5. Biblical aspects of faith:
Ephesians 2:8 Faith is the gift of God (would seem to fit with election of
Calvinism and whosoever will of Arminianism)
Romans 10:17 Faith wells up in a person as a result of "hearing" the Good
News of Jesus Christ and God's dealings with man in the historical records
of the Bible.
Hebrews 11:1 Faith is a subjective assurance (feeling) that God exists and
that believing in Him meets our deepest needs for unconditional acceptance
(Grace), freedom from rejection - the ultimate fear being death "without
God and without hope"; meeting our fear of cosmic loneliness and not being
cared for (I Am with you always Hebrews 13:5/Mathew 28:20).
How do you more experienced Scientist Christians, Theologians and
Philosphers on the list see faith to be?
Chuck" To: "'Lucy Masters'"
<vandergraaft@aec cc: firstname.lastname@example.org
l.ca> Subject: RE: Faith Defined
You've raised a very important point. I've used the term "abandoning one's
faith" as "shorthand" for the situation where people who were raised in a
religious environment (home. church. school) and who, at some time in their
life, made a commitment ("confirmation," "confession of faith," "adult
baptism,"), but then, years later, renounced their faith.
One of the tenets of Calvinism (if I recall correctly) is "perseverance of
the saints" that basically says that God won't let this happen. Sort of,
"once you're in, you're in." I have an image of playing the board game
"Sorry" where the pawn is invulnerable when it gets inside the little
"house" at the end. So, if there is this "backsliding," either it's not
really backsliding, or the faith was not genuine in the first place. I
sense that your definition of faith is along those lines.
So, genuine faith would survive concentration camps and loss of loved ones.
It would also survive the conditions associated with wealth and "the easy
I know of Pastors that lived through the horrors of concentration camps and
"kept the faith." I know of parents like my father who "kept the faith"
when his only daughter (my only sister) died in "far-away" Australia and
left two young children behind. I also know of people who were taught that
the Bible is literally true and who later "abandoned their faith" when
evidence to the contrary stared them in the face.
Trouble is, we don't usually start of with a "conditional faith." We don't
(and I can only speak for myself) say "OK, God, I accept what you offer me,
until I get evidence to the contrary." So, it is not up to me to judge the
genuine-ness of one's faith and commitment. If we define faith as
"unshakable," the best we can do, IMHO, is to say at somebody's deathbed
that the dying person had faith.
Hope this helps.
From: Lucy Masters [mailto:email@example.com]

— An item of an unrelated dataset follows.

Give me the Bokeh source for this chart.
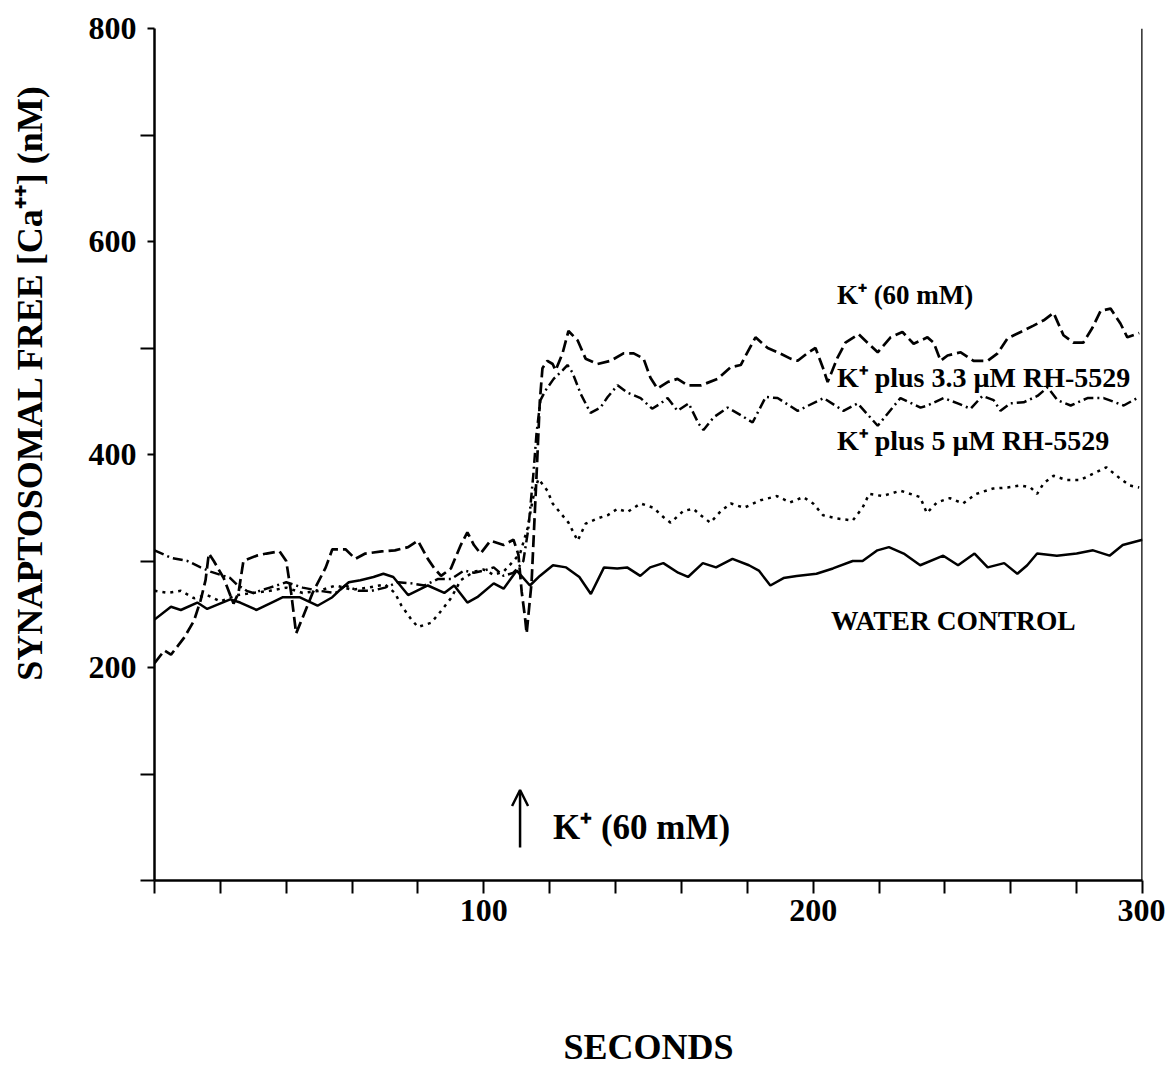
from bokeh.plotting import figure
from bokeh.models import Range1d, FixedTicker, Span, Arrow, OpenHead, Label
from bokeh.embed import file_html
from bokeh.resources import INLINE

# ---------------- data ----------------
water_t = [0, 5, 8, 13, 16, 23, 26, 31, 37, 39, 44, 49.5, 54, 56, 59, 62.5, 66.5, 69.5, 72.5, 77,
           83, 88, 91, 95, 98, 103, 106, 110, 114, 117, 121, 125, 129, 132.5, 136.5, 140.5, 143.5,
           147.5, 150.5, 154.5, 159, 162, 166.5, 170.5, 175.5, 180.5, 183.5, 187, 191, 195, 201, 206,
           212, 215, 219.5, 223, 227.5, 232.5, 239.5, 244, 249, 253, 258, 262, 265, 268, 274, 280,
           285, 290, 294, 300]
water_v = [245, 257, 254, 261, 255, 264, 261, 254, 263, 266, 266, 258, 266, 272, 280, 282, 285, 288,
           285, 268, 277, 270, 277, 261, 266, 279, 274, 291, 277, 286, 296, 294, 285, 269, 294, 293,
           294, 286, 294, 298, 289, 285, 298, 294, 302, 296, 291, 277, 284, 286, 288, 293, 300, 300,
           310, 313, 307, 296, 305, 296, 307, 294, 298, 288, 296, 307, 305, 307, 310, 305, 315, 320]

k60_t = [0, 3, 5, 9, 12, 14, 15.5, 16.5, 18, 21, 24, 25.5, 27, 31, 34, 38, 40, 41.5, 43, 45, 48, 52,
         54, 58, 61, 64, 69, 73, 77, 80, 83, 85, 87, 90, 93, 95, 97, 99, 102, 106, 109, 110.5, 111.5,
         112.5, 113, 114.5, 116, 117, 117.8, 119.3, 120.9, 121.8, 123.9, 125.7, 128.5, 130.9, 134.5,
         138.5, 142.4, 145.5, 148.5, 150.6, 152.7, 155.8, 158.8, 161.9, 166, 171, 175, 178, 180.4,
         182.5, 186.2, 189.2, 193.1, 195.3, 198.6, 200.7, 202.9, 204.4, 207.4, 209.8, 213.8, 216.5,
         219.6, 223.5, 227.1, 230.5, 234.7, 236.6, 238.7, 240.8, 244.8, 248.7, 253, 256, 259, 263,
         266.9, 270, 273, 276, 279, 282, 284.8, 287.3, 290.3, 293.3, 295.4, 299]
k60_v = [204, 216, 212, 228, 244, 263, 282, 307, 300, 284, 260, 270, 300, 305, 307, 309, 300, 270,
         232, 247, 270, 294, 311, 311, 302, 307, 309, 310, 313, 319, 302, 293, 286, 293, 315, 327,
         315, 307, 319, 315, 320, 306, 271, 247, 232, 280, 380, 450, 481, 488, 485, 479, 495, 516,
         507, 490, 485, 488, 495, 495, 490, 472, 462, 468, 471, 465, 465, 471, 482, 484, 498, 510,
         500, 496, 490, 488, 496, 500, 482, 468, 491, 505, 513, 505, 496, 510, 515, 504, 510, 505,
         488, 493, 496, 488, 488, 495, 509, 515, 521, 526, 533, 512, 505, 505, 519, 535, 537, 523,
         510, 514]

rh33_t = [0, 5, 10, 14, 17, 20, 23, 25, 28, 30, 35, 40, 45, 50, 55, 58, 62, 66, 70, 74, 78, 82, 86,
          90, 94, 97, 100, 103, 106, 109, 110.5, 112, 113.5, 115, 116, 117.2, 118.7, 121.2, 123.9,
          125.4, 126.9, 129.4, 132.4, 135.4, 137.6, 140.6, 143.6, 147.6, 151.1, 153.7, 155.8, 158.8,
          162.2, 165.2, 166.7, 169.8, 174, 178, 181.6, 185.6, 189.2, 195.3, 203.2, 209.2, 213.5,
          219.6, 226.5, 232.6, 234.7, 239.6, 243.9, 247.8, 251.4, 254.8, 256.9, 259.9, 263.9, 268.1,
          271.2, 274.2, 278.2, 283.3, 288.2, 294.3, 299]
rh33_v = [310, 303, 300, 294, 290, 287, 284, 278, 272, 270, 275, 280, 275, 272, 270, 277, 272, 272,
          275, 280, 279, 277, 283, 283, 291, 289, 291, 294, 286, 289, 294, 300, 330, 380, 420, 451,
          460, 471, 479, 484, 477, 457, 439, 444, 454, 465, 458, 453, 443, 448, 453, 441, 448, 429,
          423, 435, 444, 437, 430, 454, 453, 441, 453, 441, 448, 427, 453, 444, 446, 453, 448, 443,
          455, 451, 441, 448, 449, 455, 463, 451, 446, 453, 453, 446, 454]

rh5_t = [0, 4, 8, 12, 16, 20, 25, 30, 35, 40, 45, 50, 55, 60, 65, 70, 73, 75, 78, 80, 84, 87, 90, 93,
         97, 100, 103, 106, 109, 111, 113.3, 114.8, 115.7, 116.6, 119.3, 120.9, 123.3, 125.7, 128.5,
         130.9, 134.5, 137.6, 140.6, 143.6, 147.6, 151.5, 154.6, 156.7, 160.6, 163.6, 165.8, 168.8,
         172, 175, 179, 184, 189, 193, 197, 200, 203, 207, 212, 215, 217, 221, 226.5, 232.5, 234.5,
         237.6, 241.5, 245.5, 249.5, 254.5, 259, 263, 266, 268, 270, 273, 277, 281, 285, 289, 293,
         296, 299]
rh5_v = [272, 270, 272, 265, 268, 262, 268, 270, 272, 275, 270, 272, 277, 273, 275, 278, 270, 258,
         245, 238, 242, 253, 265, 282, 290, 292, 287, 290, 300, 307, 331, 357, 369, 377, 366, 354,
         345, 336, 319, 335, 340, 343, 349, 346, 354, 350, 341, 336, 347, 349, 343, 336, 347, 354,
         350, 357, 361, 355, 360, 354, 343, 340, 338, 350, 363, 361, 366, 360, 345, 355, 359, 354,
         363, 368, 369, 371, 369, 363, 373, 380, 376, 376, 382, 388, 378, 371, 369]

x_major = [100, 200, 300]
x_minor = [0, 20, 40, 60, 80, 120, 140, 160, 180, 220, 240, 260, 280]
y_major = [200, 400, 600, 800]
y_minor = [0, 100, 300, 500, 700]

x_title = "SECONDS"
y_title = "SYNAPTOSOMAL FREE [Ca\u207a\u207a] (nM)"

FONT = "Liberation Serif"

# ---------------- figure ----------------
p = figure(width=1165, height=1069, x_range=Range1d(0, 300), y_range=Range1d(0, 800),
           output_backend="svg", toolbar_location=None,
           min_border_left=154, min_border_right=23, min_border_top=28, min_border_bottom=189)
p.outline_line_color = None
p.xgrid.visible = False
p.ygrid.visible = False
p.background_fill_color = "white"
p.border_fill_color = "white"

for ax in (p.xaxis, p.yaxis):
    ax.axis_line_width = 2.5
    ax.axis_line_color = "black"
    ax.major_tick_line_width = 2
    ax.minor_tick_line_width = 2
    ax.major_tick_line_color = "black"
    ax.minor_tick_line_color = "black"
    ax.major_tick_in = 0
    ax.minor_tick_in = 0
    ax.major_label_text_font = FONT
    ax.major_label_text_font_style = "bold"
    ax.major_label_text_font_size = "32px"
    ax.major_label_text_color = "black"
    ax.axis_label_text_font = FONT
    ax.axis_label_text_font_style = "bold"
    ax.axis_label_text_font_size = "36px"
    ax.axis_label_text_color = "black"

p.xaxis.ticker = FixedTicker(ticks=x_major, minor_ticks=x_minor)
p.xaxis.major_tick_out = 13
p.xaxis.minor_tick_out = 13
p.xaxis.major_label_standoff = 6
p.xaxis.axis_label = x_title
p.xaxis.axis_label_standoff = 103

p.yaxis.ticker = FixedTicker(ticks=y_major, minor_ticks=y_minor)
p.yaxis.major_tick_out = 7
p.yaxis.minor_tick_out = 14
p.yaxis.major_label_standoff = 4
# leading em-spaces push the (bottom-to-top) title up, as in the reference
p.yaxis.axis_label = "\u2003\u2003\u2003\u2003" + y_title
p.yaxis.axis_label_standoff = 36

p.add_layout(Span(location=300, dimension="height", line_color="black", line_width=2.5))

# ---------------- series ----------------
p.line(water_t, water_v, line_color="black", line_width=2.5)
p.line(k60_t, k60_v, line_color="black", line_width=2.7, line_dash="12 5")
p.line(rh33_t, rh33_v, line_color="black", line_width=2.5, line_dash="10 4 2 4")
p.line(rh5_t, rh5_v, line_color="black", line_width=2.5, line_dash="3 5")

# ---------------- annotations ----------------
def lab(x, y, text, size):
    p.add_layout(Label(x=x, y=y, text=text, text_font=FONT, text_font_style="bold",
                       text_font_size=size, text_color="black", text_baseline="middle",
                       text_align="left"))

lab(207.2, 550, "K\u207a (60 mM)", "27px")
lab(207.2, 472, "K\u207a plus 3.3 \u00b5M RH-5529", "28px")
lab(207.2, 413, "K\u207a plus 5 \u00b5M RH-5529", "28px")
lab(205.4, 244, "WATER CONTROL", "27.5px")
lab(121, 50, "K\u207a (60 mM)", "35px")

p.add_layout(Arrow(x_start=111, y_start=31, x_end=111, y_end=85, line_width=2.5,
                   line_color="black",
                   end=OpenHead(size=16, line_width=2.5, line_color="black")))

open("out.html", "w").write(file_html(p, INLINE))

Sent: Wednesday August 15, 2001 10:25 AM
Subject: Faith Defined
You have talked about people abandoning their faith in a couple of
posts. This might be a good time to open up a discussion about the true
meaning of faith. I suppose faith is another thing that can occur along
a continuum, but it seems to me a person's faith is *extremely*
conditional and weak if the interpretation of a story out of the Bible
can actually cause him/her to stop believing in God. My definition of
faith involves a belief system that CANNOT be broken by - well -
literally anything. So if I lose a child, my faith in God cannot
dwindle. If I am forced into a concentration camp during WWII, my faith
in God cannot dwindle. If I study biology and change my mind about a
previous belief in a Bible story, my previous belief in God cannot
dwindle. There seems to me something wrong about equating belief in God
with belief in the Bible. The Bible is not God. It is a book. God
does not survive in that box. He survives, in fact, outside that box.